→ Given material

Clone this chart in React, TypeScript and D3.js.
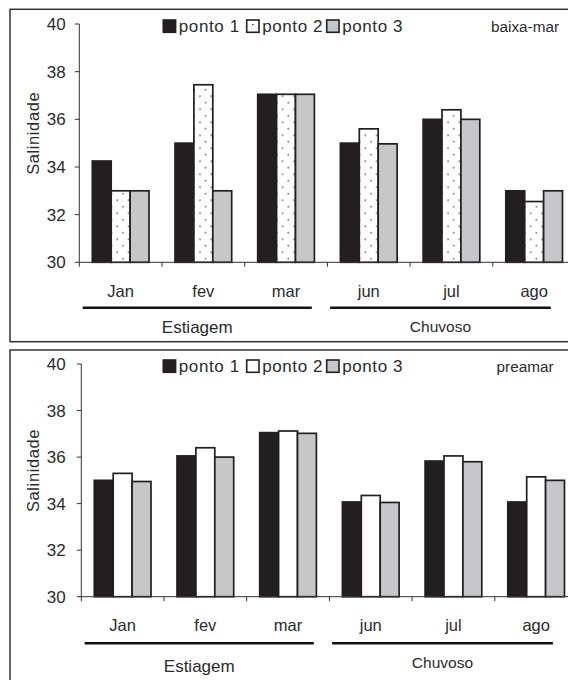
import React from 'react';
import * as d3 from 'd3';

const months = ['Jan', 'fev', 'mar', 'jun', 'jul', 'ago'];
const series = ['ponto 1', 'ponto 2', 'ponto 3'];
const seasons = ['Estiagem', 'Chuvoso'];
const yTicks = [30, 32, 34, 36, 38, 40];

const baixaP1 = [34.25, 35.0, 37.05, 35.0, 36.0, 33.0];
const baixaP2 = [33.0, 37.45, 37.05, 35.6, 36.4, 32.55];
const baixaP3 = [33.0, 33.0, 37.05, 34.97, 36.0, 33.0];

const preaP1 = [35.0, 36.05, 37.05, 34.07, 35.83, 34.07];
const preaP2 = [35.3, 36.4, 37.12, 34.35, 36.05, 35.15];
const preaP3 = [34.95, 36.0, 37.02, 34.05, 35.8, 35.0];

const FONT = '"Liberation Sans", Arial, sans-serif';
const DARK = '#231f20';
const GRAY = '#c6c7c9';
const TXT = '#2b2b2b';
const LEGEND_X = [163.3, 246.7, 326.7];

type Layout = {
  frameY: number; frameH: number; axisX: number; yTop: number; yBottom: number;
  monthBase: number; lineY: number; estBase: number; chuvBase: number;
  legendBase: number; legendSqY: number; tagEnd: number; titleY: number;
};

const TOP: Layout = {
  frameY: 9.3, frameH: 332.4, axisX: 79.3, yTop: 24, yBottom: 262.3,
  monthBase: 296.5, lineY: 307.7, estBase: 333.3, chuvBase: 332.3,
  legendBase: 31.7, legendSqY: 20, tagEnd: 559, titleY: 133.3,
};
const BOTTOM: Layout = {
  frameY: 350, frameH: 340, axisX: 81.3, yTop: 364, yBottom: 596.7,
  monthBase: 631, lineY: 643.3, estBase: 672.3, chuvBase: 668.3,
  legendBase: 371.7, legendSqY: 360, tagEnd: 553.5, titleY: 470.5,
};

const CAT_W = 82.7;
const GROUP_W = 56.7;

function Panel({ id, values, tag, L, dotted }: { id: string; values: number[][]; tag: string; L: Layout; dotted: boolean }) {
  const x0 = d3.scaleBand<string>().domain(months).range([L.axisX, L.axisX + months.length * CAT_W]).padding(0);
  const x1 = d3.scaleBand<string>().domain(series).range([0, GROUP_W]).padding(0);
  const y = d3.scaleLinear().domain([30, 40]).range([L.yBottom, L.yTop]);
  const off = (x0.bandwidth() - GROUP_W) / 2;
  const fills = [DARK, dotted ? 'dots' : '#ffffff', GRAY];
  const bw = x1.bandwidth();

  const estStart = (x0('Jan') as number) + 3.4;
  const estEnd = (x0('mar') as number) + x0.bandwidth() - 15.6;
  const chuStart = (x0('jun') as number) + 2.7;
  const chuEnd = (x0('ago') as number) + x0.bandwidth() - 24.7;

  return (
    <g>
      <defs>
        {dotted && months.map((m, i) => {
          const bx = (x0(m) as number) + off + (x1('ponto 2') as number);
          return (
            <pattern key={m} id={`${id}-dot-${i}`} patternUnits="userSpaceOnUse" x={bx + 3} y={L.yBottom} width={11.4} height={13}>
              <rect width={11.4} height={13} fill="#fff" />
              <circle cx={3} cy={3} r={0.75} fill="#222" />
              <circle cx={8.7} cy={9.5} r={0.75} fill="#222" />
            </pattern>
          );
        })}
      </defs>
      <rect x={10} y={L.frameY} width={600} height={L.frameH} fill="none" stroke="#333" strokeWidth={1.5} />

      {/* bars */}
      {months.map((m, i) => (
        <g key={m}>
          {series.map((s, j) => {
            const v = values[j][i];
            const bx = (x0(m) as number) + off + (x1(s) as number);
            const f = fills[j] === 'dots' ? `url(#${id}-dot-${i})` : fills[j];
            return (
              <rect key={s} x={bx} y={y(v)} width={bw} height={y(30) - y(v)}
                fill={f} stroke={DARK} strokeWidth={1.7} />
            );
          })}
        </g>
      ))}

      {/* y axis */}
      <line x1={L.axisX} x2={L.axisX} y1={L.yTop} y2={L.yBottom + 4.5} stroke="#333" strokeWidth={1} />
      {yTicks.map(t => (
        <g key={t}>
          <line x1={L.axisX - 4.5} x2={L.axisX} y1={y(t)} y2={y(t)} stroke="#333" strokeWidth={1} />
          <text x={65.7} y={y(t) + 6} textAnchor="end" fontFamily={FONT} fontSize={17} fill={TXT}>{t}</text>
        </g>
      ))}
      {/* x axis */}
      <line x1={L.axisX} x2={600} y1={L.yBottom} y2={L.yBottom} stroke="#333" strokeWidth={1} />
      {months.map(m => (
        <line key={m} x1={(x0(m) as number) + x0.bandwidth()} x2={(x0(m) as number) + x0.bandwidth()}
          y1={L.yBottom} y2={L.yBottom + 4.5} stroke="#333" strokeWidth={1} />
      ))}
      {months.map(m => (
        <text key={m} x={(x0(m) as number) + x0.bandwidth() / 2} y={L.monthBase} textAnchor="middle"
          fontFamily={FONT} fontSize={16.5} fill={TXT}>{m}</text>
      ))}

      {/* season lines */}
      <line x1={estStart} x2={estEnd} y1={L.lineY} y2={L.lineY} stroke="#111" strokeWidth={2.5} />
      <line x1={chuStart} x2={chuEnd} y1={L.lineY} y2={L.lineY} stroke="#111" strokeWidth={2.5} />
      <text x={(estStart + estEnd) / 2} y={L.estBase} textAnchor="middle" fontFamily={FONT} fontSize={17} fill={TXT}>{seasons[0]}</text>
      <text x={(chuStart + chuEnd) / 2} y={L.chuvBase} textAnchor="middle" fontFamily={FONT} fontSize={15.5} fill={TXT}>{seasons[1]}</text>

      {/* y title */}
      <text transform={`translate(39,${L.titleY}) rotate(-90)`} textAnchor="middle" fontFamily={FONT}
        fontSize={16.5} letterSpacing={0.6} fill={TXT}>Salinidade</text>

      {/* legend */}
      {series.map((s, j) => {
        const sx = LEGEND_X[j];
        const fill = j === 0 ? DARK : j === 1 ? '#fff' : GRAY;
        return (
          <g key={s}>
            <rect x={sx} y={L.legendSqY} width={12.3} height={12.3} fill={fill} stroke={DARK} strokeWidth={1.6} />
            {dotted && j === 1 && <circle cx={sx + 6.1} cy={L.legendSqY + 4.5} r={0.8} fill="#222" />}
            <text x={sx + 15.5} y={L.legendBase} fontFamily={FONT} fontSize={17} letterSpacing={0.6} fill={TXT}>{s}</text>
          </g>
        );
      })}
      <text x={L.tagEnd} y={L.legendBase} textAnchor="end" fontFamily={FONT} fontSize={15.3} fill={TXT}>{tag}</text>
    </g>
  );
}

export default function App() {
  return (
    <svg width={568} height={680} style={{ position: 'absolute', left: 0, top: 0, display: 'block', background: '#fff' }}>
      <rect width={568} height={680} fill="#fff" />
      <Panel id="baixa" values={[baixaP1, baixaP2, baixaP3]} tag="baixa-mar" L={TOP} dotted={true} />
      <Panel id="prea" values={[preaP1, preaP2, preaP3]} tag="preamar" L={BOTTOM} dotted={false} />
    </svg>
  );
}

→ Task to carry out
Reproduce the full material exactly, excluding the pictures.

→ Output
Clone this chart in React, TypeScript and D3.js.
import React from 'react';
import * as d3 from 'd3';

const months = ['Jan', 'fev', 'mar', 'jun', 'jul', 'ago'];
const series = ['ponto 1', 'ponto 2', 'ponto 3'];
const seasons = ['Estiagem', 'Chuvoso'];
const yTicks = [30, 32, 34, 36, 38, 40];

const baixaP1 = [34.25, 35.0, 37.05, 35.0, 36.0, 33.0];
const baixaP2 = [33.0, 37.45, 37.05, 35.6, 36.4, 32.55];
const baixaP3 = [33.0, 33.0, 37.05, 34.97, 36.0, 33.0];

const preaP1 = [35.0, 36.05, 37.05, 34.07, 35.83, 34.07];
const preaP2 = [35.3, 36.4, 37.12, 34.35, 36.05, 35.15];
const preaP3 = [34.95, 36.0, 37.02, 34.05, 35.8, 35.0];

const FONT = '"Liberation Sans", Arial, sans-serif';
const DARK = '#231f20';
const GRAY = '#c6c7c9';
const TXT = '#2b2b2b';
const LEGEND_X = [163.3, 246.7, 326.7];

type Layout = {
  frameY: number; frameH: number; axisX: number; yTop: number; yBottom: number;
  monthBase: number; lineY: number; estBase: number; chuvBase: number;
  legendBase: number; legendSqY: number; tagEnd: number; titleY: number;
};

const TOP: Layout = {
  frameY: 9.3, frameH: 332.4, axisX: 79.3, yTop: 24, yBottom: 262.3,
  monthBase: 296.5, lineY: 307.7, estBase: 333.3, chuvBase: 332.3,
  legendBase: 31.7, legendSqY: 20, tagEnd: 559, titleY: 133.3,
};
const BOTTOM: Layout = {
  frameY: 350, frameH: 340, axisX: 81.3, yTop: 364, yBottom: 596.7,
  monthBase: 631, lineY: 643.3, estBase: 672.3, chuvBase: 668.3,
  legendBase: 371.7, legendSqY: 360, tagEnd: 553.5, titleY: 470.5,
};

const CAT_W = 82.7;
const GROUP_W = 56.7;

function Panel({ id, values, tag, L, dotted }: { id: string; values: number[][]; tag: string; L: Layout; dotted: boolean }) {
  const x0 = d3.scaleBand<string>().domain(months).range([L.axisX, L.axisX + months.length * CAT_W]).padding(0);
  const x1 = d3.scaleBand<string>().domain(series).range([0, GROUP_W]).padding(0);
  const y = d3.scaleLinear().domain([30, 40]).range([L.yBottom, L.yTop]);
  const off = (x0.bandwidth() - GROUP_W) / 2;
  const fills = [DARK, dotted ? 'dots' : '#ffffff', GRAY];
  const bw = x1.bandwidth();

  const estStart = (x0('Jan') as number) + 3.4;
  const estEnd = (x0('mar') as number) + x0.bandwidth() - 15.6;
  const chuStart = (x0('jun') as number) + 2.7;
  const chuEnd = (x0('ago') as number) + x0.bandwidth() - 24.7;

  return (
    <g>
      <defs>
        {dotted && months.map((m, i) => {
          const bx = (x0(m) as number) + off + (x1('ponto 2') as number);
          return (
            <pattern key={m} id={`${id}-dot-${i}`} patternUnits="userSpaceOnUse" x={bx + 3} y={L.yBottom} width={11.4} height={13}>
              <rect width={11.4} height={13} fill="#fff" />
              <circle cx={3} cy={3} r={0.75} fill="#222" />
              <circle cx={8.7} cy={9.5} r={0.75} fill="#222" />
            </pattern>
          );
        })}
      </defs>
      <rect x={10} y={L.frameY} width={600} height={L.frameH} fill="none" stroke="#333" strokeWidth={1.5} />

      {/* bars */}
      {months.map((m, i) => (
        <g key={m}>
          {series.map((s, j) => {
            const v = values[j][i];
            const bx = (x0(m) as number) + off + (x1(s) as number);
            const f = fills[j] === 'dots' ? `url(#${id}-dot-${i})` : fills[j];
            return (
              <rect key={s} x={bx} y={y(v)} width={bw} height={y(30) - y(v)}
                fill={f} stroke={DARK} strokeWidth={1.7} />
            );
          })}
        </g>
      ))}

      {/* y axis */}
      <line x1={L.axisX} x2={L.axisX} y1={L.yTop} y2={L.yBottom + 4.5} stroke="#333" strokeWidth={1} />
      {yTicks.map(t => (
        <g key={t}>
          <line x1={L.axisX - 4.5} x2={L.axisX} y1={y(t)} y2={y(t)} stroke="#333" strokeWidth={1} />
          <text x={65.7} y={y(t) + 6} textAnchor="end" fontFamily={FONT} fontSize={17} fill={TXT}>{t}</text>
        </g>
      ))}
      {/* x axis */}
      <line x1={L.axisX} x2={600} y1={L.yBottom} y2={L.yBottom} stroke="#333" strokeWidth={1} />
      {months.map(m => (
        <line key={m} x1={(x0(m) as number) + x0.bandwidth()} x2={(x0(m) as number) + x0.bandwidth()}
          y1={L.yBottom} y2={L.yBottom + 4.5} stroke="#333" strokeWidth={1} />
      ))}
      {months.map(m => (
        <text key={m} x={(x0(m) as number) + x0.bandwidth() / 2} y={L.monthBase} textAnchor="middle"
          fontFamily={FONT} fontSize={16.5} fill={TXT}>{m}</text>
      ))}

      {/* season lines */}
      <line x1={estStart} x2={estEnd} y1={L.lineY} y2={L.lineY} stroke="#111" strokeWidth={2.5} />
      <line x1={chuStart} x2={chuEnd} y1={L.lineY} y2={L.lineY} stroke="#111" strokeWidth={2.5} />
      <text x={(estStart + estEnd) / 2} y={L.estBase} textAnchor="middle" fontFamily={FONT} fontSize={17} fill={TXT}>{seasons[0]}</text>
      <text x={(chuStart + chuEnd) / 2} y={L.chuvBase} textAnchor="middle" fontFamily={FONT} fontSize={15.5} fill={TXT}>{seasons[1]}</text>

      {/* y title */}
      <text transform={`translate(39,${L.titleY}) rotate(-90)`} textAnchor="middle" fontFamily={FONT}
        fontSize={16.5} letterSpacing={0.6} fill={TXT}>Salinidade</text>

      {/* legend */}
      {series.map((s, j) => {
        const sx = LEGEND_X[j];
        const fill = j === 0 ? DARK : j === 1 ? '#fff' : GRAY;
        return (
          <g key={s}>
            <rect x={sx} y={L.legendSqY} width={12.3} height={12.3} fill={fill} stroke={DARK} strokeWidth={1.6} />
            {dotted && j === 1 && <circle cx={sx + 6.1} cy={L.legendSqY + 4.5} r={0.8} fill="#222" />}
            <text x={sx + 15.5} y={L.legendBase} fontFamily={FONT} fontSize={17} letterSpacing={0.6} fill={TXT}>{s}</text>
          </g>
        );
      })}
      <text x={L.tagEnd} y={L.legendBase} textAnchor="end" fontFamily={FONT} fontSize={15.3} fill={TXT}>{tag}</text>
    </g>
  );
}

export default function App() {
  return (
    <svg width={568} height={680} style={{ position: 'absolute', left: 0, top: 0, display: 'block', background: '#fff' }}>
      <rect width={568} height={680} fill="#fff" />
      <Panel id="baixa" values={[baixaP1, baixaP2, baixaP3]} tag="baixa-mar" L={TOP} dotted={true} />
      <Panel id="prea" values={[preaP1, preaP2, preaP3]} tag="preamar" L={BOTTOM} dotted={false} />
    </svg>
  );
}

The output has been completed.